Wall Street Journal: Christina and Michelle Naughton, Twin Pianists, Perform at Naumburg Orchestral Concerts
By Corinne Ramey, Wall Street Journal, Aug. 4, 2014 1:25 p.m. ET
When the pianists Christina and Michelle Naughton perform together, they never look at each other, but they move in tandem, mirroring each other’s every gesture.
“It’s really bizarre,” said Cristian Măcelaru, associate conductor of the Philadelphia Orchestra. “When you see a quartet that has been playing together for 25 or 30 years, it’s a similar thing.”
“This sounds freaky, but there are times I forget we’re two people playing together,” Christina said.
On Tuesday, the 25-year-old twins perform at the Naumburg Orchestral Concerts, a free summer series at the Naumburg Bandshell in Central Park. They built their program around the theme of dances: John Adams’s “Hallelujah Junction,” Ravel’s “La Valse,” Stravinsky’s “Rite of Spring” and Milhaud’s “Scaramouche.”
The Naughton sisters have lived together their entire lives, save for Christina’s first eight minutes, before Michelle was born. Now they share an Upper West Side apartment, sparsely furnished except for two electronic pianos—they plug in their headphones and practice silently late at night—and a pile of stylish shoes.
They were born in Princeton, N.J., but spent their childhood in Madison, Wis. They began playing the piano at age 4, initially taught by their mother, an amateur pianist.
The Naughtons think they are identical twins and share the same Wisconsin accent, with elongated O’s. On recordings, they said, even listeners who know them well can’t tell who is who. (Their teacher, the pianist Joseph Kalichstein, begs to differ, although said he couldn’t articulate how.)
Sitting around their kitchen table, the twins, seemingly nervous yet chipper, couldn’t quite put a finger on the ways that they are different.
“Everyone asks us that,” said Michelle, “and we feel bad because we don’t have a good answer,” added Christina.
There are visual differences—Christina has longer hair, and, peeking out from identical shoes, Michelle’s toenail polish is purple and her sister’s red. And they do argue, they said. But 90% of their disagreements are musical ones, said Michelle.
“We kind of speak our own language, so if someone were to listen, I don’t think they’d know what was going on,” said Christina.
Michelle added, “They could feel it, maybe,” but the twins declined to demonstrate their rehearsal twin-speak. Resolving musical disagreements never means meeting in the middle, both said, since that would just water down musical ideas.

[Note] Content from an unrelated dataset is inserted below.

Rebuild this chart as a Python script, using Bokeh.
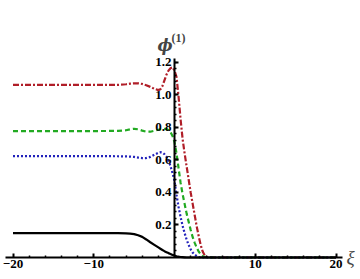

The Naughtons earned undergraduate degrees at Philadelphia’s Curtis Institute of Music, then graduate degrees at Juilliard, finishing in 2013. They attended every single one of each other’s piano lessons.
Mr. Kalichstein, who taught them at Juilliard, described them as “incredible talents” and “bubbly, highly intelligent, sweet girls,” who rapidly learn new repertoire.
“When they play together, they seem to have one mind and one body—it’s extraordinary,” he said. “Like one person with two hands playing.”
The twins didn’t begin performing together until a concert presenter asked them to play a duo piece, in Overture Hall in Madison, about eight years ago.
They haven’t looked back. This season includes performances with the Philadelphia Orchestra and Houston Symphony in addition to recitals around the globe.
The conductor Edo de Waart has known the twins since 2007, working with them with the Milwaukee Symphony and, this coming season, with the Royal Flemish Philharmonic.
The Naughtons have “an almost eerie sense of oneness between them,” he said. “They are very spirited, but very Midwestern, with their legs on the ground.”
“I met them a few times with their father there—they tease,” said Mr. de Waart. “They are two normal girls giving their dad a hard time.” (Their parents declined to comment. “My parents are shy,” Michelle wrote in an email.)
At this point, the twins are no longer pursuing solo careers. “We used to try to program one short solo each, but more and more we’re choosing to play together because we like it,” said Christina.
“For traveling it’s perfect,” said Michelle.
Christina said, “And it’s good because someone needs to wake me up.”
“I can’t imagine not playing with you,” added her sister.
Christina and Michelle Naughton perform Tuesday at the Naumburg Bandshell in Central Park; naumburgconcerts.org.